POSITIVE DISTURBANCE

Realising Brownfield Potential

Davidson Prize Finalist, 2025

 

Project Details

status : Finalist, Davidson Prize Award 2025

typology : Masterplan, Housing

location : Clasper Village, Gateshead, UK

year : 2025

the team:

MAZi Architects
Despoina Papadopoulou, Architect
FLOC

Zoe Hayes, Architect
Adrian Philpotts, Architect
Hyem Landscape

Scott Matthews, Landscape Architect
Stef Leach, Landscape Architect
Broaden

Bryony Simcox, Filmmaker & Urban Experience Designer
Thurston Illustration

Tyler Thurston, Architectural Illustrator
Consultants

Henna Asikainen, Artist Consultant

Marc Horn, Structural Engineer, SHED
Sean McKeon, Cost Consultant, ARTIS

Karen L. Johnson, Professor in Environmental Engineering, Department of Engineering, Durham University

more information : Davidson Prize 2025


 
 

Project Description

POSITIVE DISTURBANCE is a collaborative project and a finalist for The Davidson Prize 2025, selected as one of three teams from over 40 entries. MAZi Architects joined forces with Floc Studio, Hyem Landscape, Stef Leach (Newcastle University), and a diverse network of collaborators, including artists, engineers, and cost consultants, to bring this vision to life.

The Davidson Prize is an annual design ideas competition that invites interdisciplinary teams to address pressing issues in housing and the built environment. It champions innovative thinking, collaborative approaches, and bold proposals that reimagine how we live—celebrating projects that combine design excellence with social and environmental impact.

THE VISION

Clasper Village, Gateshead, a patchwork of ghost pavements and feral vegetation looking across the River Tyne.

Look closer though, down and up.
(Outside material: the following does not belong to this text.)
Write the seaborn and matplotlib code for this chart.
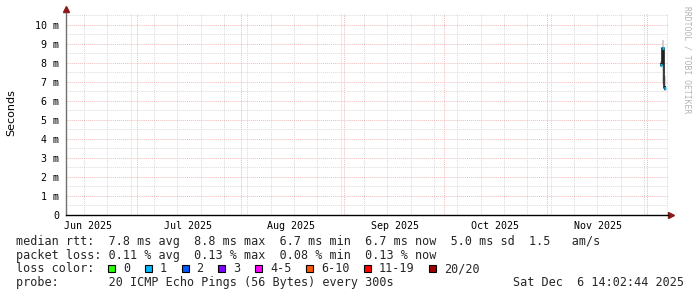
import numpy as np
import pandas as pd
import matplotlib
matplotlib.use("Agg")
import matplotlib.pyplot as plt
import matplotlib.dates as mdates
from matplotlib.patches import Rectangle
import seaborn as sns

# ---------------- data ----------------
sample_times = ["2025-12-05 04:00", "2025-12-05 14:00", "2025-12-06 06:00"]
median_ms = [7.9, 8.8, 6.7]
smoke_lo_ms = [7.8, 6.9, 6.5]
smoke_hi_ms = [8.1, 9.2, 7.3]
dense_lo_ms = [7.85, 7.9, 6.6]
dense_hi_ms = [8.0, 8.8, 6.8]

month_labels = ["Jun 2025", "Jul 2025", "Aug 2025", "Sep 2025", "Oct 2025", "Nov 2025"]
month_label_dates = ["2025-06-16 06:00", "2025-07-16 06:00", "2025-08-16 06:00",
                     "2025-09-16 06:00", "2025-10-16 06:00", "2025-11-16 06:00"]
month_starts = ["2025-07-01", "2025-08-01", "2025-09-01", "2025-10-01", "2025-11-01", "2025-12-01"]

y_ticks = [0, 1, 2, 3, 4, 5, 6, 7, 8, 9, 10]
y_tick_labels = ["0", "1 m", "2 m", "3 m", "4 m", "5 m", "6 m", "7 m", "8 m", "9 m", "10 m"]

loss_labels = ["0", "1", "2", "3", "4-5", "6-10", "11-19", "20/20"]
loss_colors = ["#26ff00", "#00b8ff", "#0059ff", "#7e00ff", "#ff00ff", "#ff5500", "#ff0000", "#a10000"]

line_rtt = "median rtt:  7.8 ms avg  8.8 ms max  6.7 ms min  6.7 ms now  5.0 ms sd  1.5   am/s"
line_loss = "packet loss: 0.11 % avg  0.13 % max  0.08 % min  0.13 % now"
line_color_title = "loss color:"
line_probe = "probe:       20 ICMP Echo Pings (56 Bytes) every 300s"
date_stamp = "Sat Dec  6 14:02:44 2025"

# ---------------- figure ----------------
sns.set_style("white")
plt.rcParams["font.family"] = ["DejaVu Sans"]
MONO = "DejaVu Sans Mono"

W, H = 697, 297
fig = plt.figure(figsize=(W / 100, H / 100), dpi=100)
fig.patch.set_facecolor("white")
L, R, T, B = 66, 668, 13, 215
ax = fig.add_axes([L / W, 1 - B / H, (R - L) / W, (B - T) / H])
ax.set_facecolor("white")

df = pd.DataFrame({
    "time": pd.to_datetime(sample_times),
    "median": median_ms,
    "lo": smoke_lo_ms,
    "hi": smoke_hi_ms,
    "dlo": dense_lo_ms,
    "dhi": dense_hi_ms,
})

xmin = pd.Timestamp("2025-06-09 14:38")
xmax = pd.Timestamp("2025-12-07 04:48")
ax.set_xlim(xmin, xmax)
ax.set_ylim(0, 10.63)

# grid
grey = "#dadada"
redg = "#f0bcbc"
dot = (0, (1, 1))
ax.yaxis.set_major_locator(matplotlib.ticker.FixedLocator(y_ticks))
ax.yaxis.set_minor_locator(matplotlib.ticker.MultipleLocator(0.5))
ax.xaxis.set_minor_locator(mdates.WeekdayLocator(byweekday=mdates.SU))
ax.set_xticks(pd.to_datetime(month_label_dates))
ax.set_xticklabels(month_labels)
ax.grid(False)
ax.grid(which="minor", axis="both", color=grey, linestyle=dot, linewidth=0.7)
for ms in pd.to_datetime(month_starts):
    ax.axvline(ms, color=redg, linestyle=dot, linewidth=0.7, zorder=1)
for yv in y_ticks[1:]:
    ax.axhline(yv, color=redg, linestyle=dot, linewidth=0.7, zorder=1)
ax.set_yticklabels(y_tick_labels)

# smoke
w = 0.6
ax.bar(df["time"], df["hi"] - df["lo"], bottom=df["lo"], width=w, color="#d0d0d0", zorder=2, linewidth=0)
ax.bar(df["time"], df["dhi"] - df["dlo"], bottom=df["dlo"], width=w, color="#303030", zorder=3, linewidth=0)
# median
sns.lineplot(data=df, x="time", y="median", ax=ax, drawstyle="steps-mid", color="#202020",
             linewidth=1.2, zorder=4)
ax.hlines(df["median"], df["time"] - pd.Timedelta(hours=7), df["time"] + pd.Timedelta(hours=7),
          color=loss_colors[1], linewidth=2.2, zorder=5)
ax.set_xlabel("")
ax.set_ylabel("")

# axes styling
for s in ["top", "right"]:
    ax.spines[s].set_visible(False)
ax.spines["left"].set_color("#707070")
ax.spines["left"].set_linewidth(1.0)
ax.spines["bottom"].set_color("#000000")
ax.spines["bottom"].set_linewidth(1.0)
ax.tick_params(axis="y", which="major", length=3, width=0.8, color="#a0a0a0", pad=2,
               labelsize=7.2, labelcolor="#000000")
ax.tick_params(axis="y", which="minor", length=0)
ax.tick_params(axis="x", which="both", length=0, pad=4, labelsize=7.2, labelcolor="#000000")
for lab in ax.get_xticklabels() + ax.get_yticklabels():
    lab.set_family(MONO)

# arrows
arrow_c = "#8b1a1a"
ax.plot([0, 0], [1, 1 + 4 / (B - T)], transform=ax.transAxes, clip_on=False, color="#707070", lw=1.0)
ax.plot([0], [1 + 4 / (B - T)], marker="^", markersize=4.5, color=arrow_c, transform=ax.transAxes, clip_on=False)
ax.plot([1, 1 + 2 / (R - L)], [0, 0], transform=ax.transAxes, clip_on=False, color="#000000", lw=1.0)
ax.plot([1 + 3 / (R - L)], [0], marker=">", markersize=4.5, color=arrow_c, transform=ax.transAxes, clip_on=False)

# axis label and credits
fig.text(11 / W, 1 - 113 / H, "Seconds", rotation=90, ha="center", va="center", fontsize=8, color="#000000")
fig.text(687 / W, 1 - 60 / H, "RRDTOOL / TOBI OETIKER", rotation=270, ha="center", va="center",
         fontsize=5.8, color="#b4b4b4", family=MONO)

# legend text
FS = 8.5
CW = 7.12
def fy(py):
    return 1 - py / H

fig.text(16 / W, fy(241.7), line_rtt, family=MONO, fontsize=FS, va="center", ha="left")
fig.text(16 / W, fy(255.3), line_loss, family=MONO, fontsize=FS, va="center", ha="left")
fig.text(16 / W, fy(269), line_color_title, family=MONO, fontsize=FS, va="center", ha="left")
fig.text(16 / W, fy(282.7), line_probe, family=MONO, fontsize=FS, va="center", ha="left")
fig.text(513 / W, fy(282.7), date_stamp, family=MONO, fontsize=FS, va="center", ha="left")

bx = 108.3
for lab, col in zip(loss_labels, loss_colors):
    fig.add_artist(Rectangle((bx / W, fy(272)), 7 / W, 7 / H, transform=fig.transFigure,
                             facecolor=col, edgecolor="#000000", linewidth=0.8))
    tx = bx + 14.7
    fig.text(tx / W, fy(269), lab, family=MONO, fontsize=FS, va="center", ha="left")
    bx = tx + len(lab) * CW + 14.9

fig.savefig("out.png", dpi=100, facecolor="white")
Rich layers of growth, stories, networks, activity -possibility.

We propose embracing the brownfield. Redefining urban living as a dynamic, evolving ecosystem—rooted in place yet adaptable anywhere in the UK. Instead of imposing static development, we see a living landscape, where housing becomes a carefully curated ‘disturbance’— one that enriches rather than erases.

The Right Place: A More-Than-Human Community

This neighbourhood draws on positive ideas of degrowth, fostering coexistence between humans, wildlife, and ecology while reimagining resources, movement, and sustainability.

  • Brown is Green: Re-evaluating the full spectrum of a site’s value and harnessing its potential. Design that respects existing ecology and allows it to evolve. Phytoremediation and soil management grows the site clean, foraging routes become food forests.

  • Connectivity & Mobility: Leveraging existing paths, roads, and waterways for a low-car, high-movement neighbourhood.

  • Produce > Consume: A place that produces energy, food, and exchange. Agency for all.

The Right Way: A Living, Adaptive Neighbourhood

A flexible, interwoven community—a graft, a stitch, a weave into the existing landscape.

Lifetime Neighbourhood: Diverse tenures, intergenerational living, and co-housing models. A two way housing ladder.

Resilient Construction: Fast, economic, and lightweight methods for sustainability at scale. Adaptability, for living and working.

A Place to Grow

This adaptive framework fosters a mosaic of human and more-than-human interactions, where homes, landscapes, and economies grow together—a place to thrive, adapt, and reimagine the future.